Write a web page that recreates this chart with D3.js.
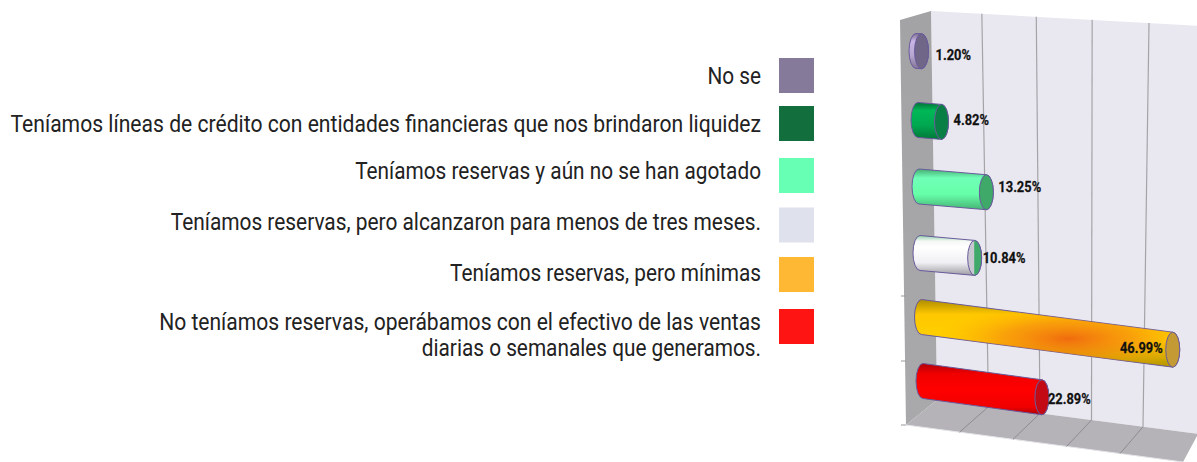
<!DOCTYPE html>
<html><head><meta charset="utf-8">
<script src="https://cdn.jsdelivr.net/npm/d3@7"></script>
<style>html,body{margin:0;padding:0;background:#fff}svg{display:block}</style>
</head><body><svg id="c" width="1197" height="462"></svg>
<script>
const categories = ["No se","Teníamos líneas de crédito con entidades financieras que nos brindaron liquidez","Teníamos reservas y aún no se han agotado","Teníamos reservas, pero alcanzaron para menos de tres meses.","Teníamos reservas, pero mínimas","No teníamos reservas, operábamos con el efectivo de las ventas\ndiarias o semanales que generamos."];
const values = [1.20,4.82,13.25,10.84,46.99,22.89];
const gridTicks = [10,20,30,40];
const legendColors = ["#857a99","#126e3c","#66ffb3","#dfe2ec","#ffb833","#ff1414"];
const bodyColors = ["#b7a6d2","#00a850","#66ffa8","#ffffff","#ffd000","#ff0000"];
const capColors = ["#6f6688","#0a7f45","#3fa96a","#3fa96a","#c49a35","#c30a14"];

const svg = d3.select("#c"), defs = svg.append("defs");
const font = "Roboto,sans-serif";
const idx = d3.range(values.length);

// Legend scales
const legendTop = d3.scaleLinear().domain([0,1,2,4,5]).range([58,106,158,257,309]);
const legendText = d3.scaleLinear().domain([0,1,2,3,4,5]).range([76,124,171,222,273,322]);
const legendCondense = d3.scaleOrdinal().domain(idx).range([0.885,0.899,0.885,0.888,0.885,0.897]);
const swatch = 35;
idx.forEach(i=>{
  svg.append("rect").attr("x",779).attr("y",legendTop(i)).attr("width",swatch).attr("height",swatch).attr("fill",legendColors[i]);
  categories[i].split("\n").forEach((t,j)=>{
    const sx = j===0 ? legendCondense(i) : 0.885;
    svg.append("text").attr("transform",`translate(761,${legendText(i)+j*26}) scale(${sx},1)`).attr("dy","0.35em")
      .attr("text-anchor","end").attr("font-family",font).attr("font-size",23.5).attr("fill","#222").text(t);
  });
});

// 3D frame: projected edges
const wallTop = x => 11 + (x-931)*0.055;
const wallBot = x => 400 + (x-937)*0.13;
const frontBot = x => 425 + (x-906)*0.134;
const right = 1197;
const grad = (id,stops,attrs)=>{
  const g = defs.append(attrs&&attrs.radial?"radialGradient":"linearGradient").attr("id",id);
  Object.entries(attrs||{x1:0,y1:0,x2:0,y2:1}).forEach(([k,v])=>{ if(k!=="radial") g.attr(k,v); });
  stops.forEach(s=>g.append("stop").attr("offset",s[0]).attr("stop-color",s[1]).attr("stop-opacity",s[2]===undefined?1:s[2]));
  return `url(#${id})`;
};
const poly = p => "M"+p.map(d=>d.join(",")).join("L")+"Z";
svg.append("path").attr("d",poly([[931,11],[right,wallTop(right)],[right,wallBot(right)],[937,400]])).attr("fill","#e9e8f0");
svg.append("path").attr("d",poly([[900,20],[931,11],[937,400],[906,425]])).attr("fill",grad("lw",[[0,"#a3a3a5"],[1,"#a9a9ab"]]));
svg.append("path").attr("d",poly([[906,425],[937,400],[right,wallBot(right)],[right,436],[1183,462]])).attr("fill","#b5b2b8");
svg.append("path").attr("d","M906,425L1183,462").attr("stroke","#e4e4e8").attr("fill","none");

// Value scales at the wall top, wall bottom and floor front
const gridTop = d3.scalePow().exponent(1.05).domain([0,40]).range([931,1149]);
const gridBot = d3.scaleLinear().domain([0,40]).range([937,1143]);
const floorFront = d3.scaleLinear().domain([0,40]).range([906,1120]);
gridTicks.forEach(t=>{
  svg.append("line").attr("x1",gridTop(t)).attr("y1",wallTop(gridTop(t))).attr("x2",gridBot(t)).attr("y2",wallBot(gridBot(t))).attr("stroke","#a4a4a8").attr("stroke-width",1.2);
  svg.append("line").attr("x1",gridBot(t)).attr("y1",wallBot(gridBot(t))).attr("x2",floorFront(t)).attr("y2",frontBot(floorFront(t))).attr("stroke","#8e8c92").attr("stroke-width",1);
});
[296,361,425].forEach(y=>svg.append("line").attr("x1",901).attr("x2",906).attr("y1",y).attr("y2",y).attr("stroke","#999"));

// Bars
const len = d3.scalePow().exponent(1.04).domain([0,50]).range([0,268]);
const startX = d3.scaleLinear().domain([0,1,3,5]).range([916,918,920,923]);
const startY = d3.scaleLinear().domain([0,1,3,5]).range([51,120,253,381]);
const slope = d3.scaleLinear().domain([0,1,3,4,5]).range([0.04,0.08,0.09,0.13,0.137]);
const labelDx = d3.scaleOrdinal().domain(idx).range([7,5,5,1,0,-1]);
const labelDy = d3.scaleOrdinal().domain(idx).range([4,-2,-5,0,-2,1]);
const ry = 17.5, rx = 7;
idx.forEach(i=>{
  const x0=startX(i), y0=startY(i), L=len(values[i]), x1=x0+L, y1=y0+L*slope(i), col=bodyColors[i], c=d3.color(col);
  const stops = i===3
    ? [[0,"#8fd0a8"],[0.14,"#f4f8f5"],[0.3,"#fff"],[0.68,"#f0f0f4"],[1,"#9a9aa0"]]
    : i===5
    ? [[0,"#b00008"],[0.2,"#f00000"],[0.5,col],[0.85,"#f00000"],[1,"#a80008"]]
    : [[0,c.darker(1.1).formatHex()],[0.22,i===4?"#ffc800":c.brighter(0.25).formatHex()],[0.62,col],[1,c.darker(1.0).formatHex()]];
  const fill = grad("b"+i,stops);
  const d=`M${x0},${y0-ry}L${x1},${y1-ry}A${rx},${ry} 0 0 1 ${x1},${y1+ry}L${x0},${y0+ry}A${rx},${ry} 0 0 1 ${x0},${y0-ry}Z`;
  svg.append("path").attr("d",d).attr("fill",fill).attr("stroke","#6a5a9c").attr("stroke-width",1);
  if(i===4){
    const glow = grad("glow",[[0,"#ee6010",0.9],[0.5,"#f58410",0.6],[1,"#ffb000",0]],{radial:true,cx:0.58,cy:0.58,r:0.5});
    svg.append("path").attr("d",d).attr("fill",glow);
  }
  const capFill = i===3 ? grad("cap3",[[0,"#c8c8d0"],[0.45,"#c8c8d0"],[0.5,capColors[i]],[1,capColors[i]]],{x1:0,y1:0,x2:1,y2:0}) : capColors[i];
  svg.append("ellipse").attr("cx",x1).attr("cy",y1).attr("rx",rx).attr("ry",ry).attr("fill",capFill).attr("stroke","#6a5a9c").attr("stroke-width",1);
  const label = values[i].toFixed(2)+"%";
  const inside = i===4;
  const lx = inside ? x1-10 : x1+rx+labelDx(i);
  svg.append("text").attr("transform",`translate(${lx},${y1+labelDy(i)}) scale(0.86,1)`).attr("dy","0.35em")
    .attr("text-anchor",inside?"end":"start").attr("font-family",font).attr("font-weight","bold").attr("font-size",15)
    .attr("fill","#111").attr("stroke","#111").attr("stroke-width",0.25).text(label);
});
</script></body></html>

-------------------------

Reproduce the listing word for word and omit its pictures.

**Correct answer:**
Write a web page that recreates this chart with D3.js.
<!DOCTYPE html>
<html><head><meta charset="utf-8">
<script src="https://cdn.jsdelivr.net/npm/d3@7"></script>
<style>html,body{margin:0;padding:0;background:#fff}svg{display:block}</style>
</head><body><svg id="c" width="1197" height="462"></svg>
<script>
const categories = ["No se","Teníamos líneas de crédito con entidades financieras que nos brindaron liquidez","Teníamos reservas y aún no se han agotado","Teníamos reservas, pero alcanzaron para menos de tres meses.","Teníamos reservas, pero mínimas","No teníamos reservas, operábamos con el efectivo de las ventas\ndiarias o semanales que generamos."];
const values = [1.20,4.82,13.25,10.84,46.99,22.89];
const gridTicks = [10,20,30,40];
const legendColors = ["#857a99","#126e3c","#66ffb3","#dfe2ec","#ffb833","#ff1414"];
const bodyColors = ["#b7a6d2","#00a850","#66ffa8","#ffffff","#ffd000","#ff0000"];
const capColors = ["#6f6688","#0a7f45","#3fa96a","#3fa96a","#c49a35","#c30a14"];

const svg = d3.select("#c"), defs = svg.append("defs");
const font = "Roboto,sans-serif";
const idx = d3.range(values.length);

// Legend scales
const legendTop = d3.scaleLinear().domain([0,1,2,4,5]).range([58,106,158,257,309]);
const legendText = d3.scaleLinear().domain([0,1,2,3,4,5]).range([76,124,171,222,273,322]);
const legendCondense = d3.scaleOrdinal().domain(idx).range([0.885,0.899,0.885,0.888,0.885,0.897]);
const swatch = 35;
idx.forEach(i=>{
  svg.append("rect").attr("x",779).attr("y",legendTop(i)).attr("width",swatch).attr("height",swatch).attr("fill",legendColors[i]);
  categories[i].split("\n").forEach((t,j)=>{
    const sx = j===0 ? legendCondense(i) : 0.885;
    svg.append("text").attr("transform",`translate(761,${legendText(i)+j*26}) scale(${sx},1)`).attr("dy","0.35em")
      .attr("text-anchor","end").attr("font-family",font).attr("font-size",23.5).attr("fill","#222").text(t);
  });
});

// 3D frame: projected edges
const wallTop = x => 11 + (x-931)*0.055;
const wallBot = x => 400 + (x-937)*0.13;
const frontBot = x => 425 + (x-906)*0.134;
const right = 1197;
const grad = (id,stops,attrs)=>{
  const g = defs.append(attrs&&attrs.radial?"radialGradient":"linearGradient").attr("id",id);
  Object.entries(attrs||{x1:0,y1:0,x2:0,y2:1}).forEach(([k,v])=>{ if(k!=="radial") g.attr(k,v); });
  stops.forEach(s=>g.append("stop").attr("offset",s[0]).attr("stop-color",s[1]).attr("stop-opacity",s[2]===undefined?1:s[2]));
  return `url(#${id})`;
};
const poly = p => "M"+p.map(d=>d.join(",")).join("L")+"Z";
svg.append("path").attr("d",poly([[931,11],[right,wallTop(right)],[right,wallBot(right)],[937,400]])).attr("fill","#e9e8f0");
svg.append("path").attr("d",poly([[900,20],[931,11],[937,400],[906,425]])).attr("fill",grad("lw",[[0,"#a3a3a5"],[1,"#a9a9ab"]]));
svg.append("path").attr("d",poly([[906,425],[937,400],[right,wallBot(right)],[right,436],[1183,462]])).attr("fill","#b5b2b8");
svg.append("path").attr("d","M906,425L1183,462").attr("stroke","#e4e4e8").attr("fill","none");

// Value scales at the wall top, wall bottom and floor front
const gridTop = d3.scalePow().exponent(1.05).domain([0,40]).range([931,1149]);
const gridBot = d3.scaleLinear().domain([0,40]).range([937,1143]);
const floorFront = d3.scaleLinear().domain([0,40]).range([906,1120]);
gridTicks.forEach(t=>{
  svg.append("line").attr("x1",gridTop(t)).attr("y1",wallTop(gridTop(t))).attr("x2",gridBot(t)).attr("y2",wallBot(gridBot(t))).attr("stroke","#a4a4a8").attr("stroke-width",1.2);
  svg.append("line").attr("x1",gridBot(t)).attr("y1",wallBot(gridBot(t))).attr("x2",floorFront(t)).attr("y2",frontBot(floorFront(t))).attr("stroke","#8e8c92").attr("stroke-width",1);
});
[296,361,425].forEach(y=>svg.append("line").attr("x1",901).attr("x2",906).attr("y1",y).attr("y2",y).attr("stroke","#999"));

// Bars
const len = d3.scalePow().exponent(1.04).domain([0,50]).range([0,268]);
const startX = d3.scaleLinear().domain([0,1,3,5]).range([916,918,920,923]);
const startY = d3.scaleLinear().domain([0,1,3,5]).range([51,120,253,381]);
const slope = d3.scaleLinear().domain([0,1,3,4,5]).range([0.04,0.08,0.09,0.13,0.137]);
const labelDx = d3.scaleOrdinal().domain(idx).range([7,5,5,1,0,-1]);
const labelDy = d3.scaleOrdinal().domain(idx).range([4,-2,-5,0,-2,1]);
const ry = 17.5, rx = 7;
idx.forEach(i=>{
  const x0=startX(i), y0=startY(i), L=len(values[i]), x1=x0+L, y1=y0+L*slope(i), col=bodyColors[i], c=d3.color(col);
  const stops = i===3
    ? [[0,"#8fd0a8"],[0.14,"#f4f8f5"],[0.3,"#fff"],[0.68,"#f0f0f4"],[1,"#9a9aa0"]]
    : i===5
    ? [[0,"#b00008"],[0.2,"#f00000"],[0.5,col],[0.85,"#f00000"],[1,"#a80008"]]
    : [[0,c.darker(1.1).formatHex()],[0.22,i===4?"#ffc800":c.brighter(0.25).formatHex()],[0.62,col],[1,c.darker(1.0).formatHex()]];
  const fill = grad("b"+i,stops);
  const d=`M${x0},${y0-ry}L${x1},${y1-ry}A${rx},${ry} 0 0 1 ${x1},${y1+ry}L${x0},${y0+ry}A${rx},${ry} 0 0 1 ${x0},${y0-ry}Z`;
  svg.append("path").attr("d",d).attr("fill",fill).attr("stroke","#6a5a9c").attr("stroke-width",1);
  if(i===4){
    const glow = grad("glow",[[0,"#ee6010",0.9],[0.5,"#f58410",0.6],[1,"#ffb000",0]],{radial:true,cx:0.58,cy:0.58,r:0.5});
    svg.append("path").attr("d",d).attr("fill",glow);
  }
  const capFill = i===3 ? grad("cap3",[[0,"#c8c8d0"],[0.45,"#c8c8d0"],[0.5,capColors[i]],[1,capColors[i]]],{x1:0,y1:0,x2:1,y2:0}) : capColors[i];
  svg.append("ellipse").attr("cx",x1).attr("cy",y1).attr("rx",rx).attr("ry",ry).attr("fill",capFill).attr("stroke","#6a5a9c").attr("stroke-width",1);
  const label = values[i].toFixed(2)+"%";
  const inside = i===4;
  const lx = inside ? x1-10 : x1+rx+labelDx(i);
  svg.append("text").attr("transform",`translate(${lx},${y1+labelDy(i)}) scale(0.86,1)`).attr("dy","0.35em")
    .attr("text-anchor",inside?"end":"start").attr("font-family",font).attr("font-weight","bold").attr("font-size",15)
    .attr("fill","#111").attr("stroke","#111").attr("stroke-width",0.25).text(label);
});
</script></body></html>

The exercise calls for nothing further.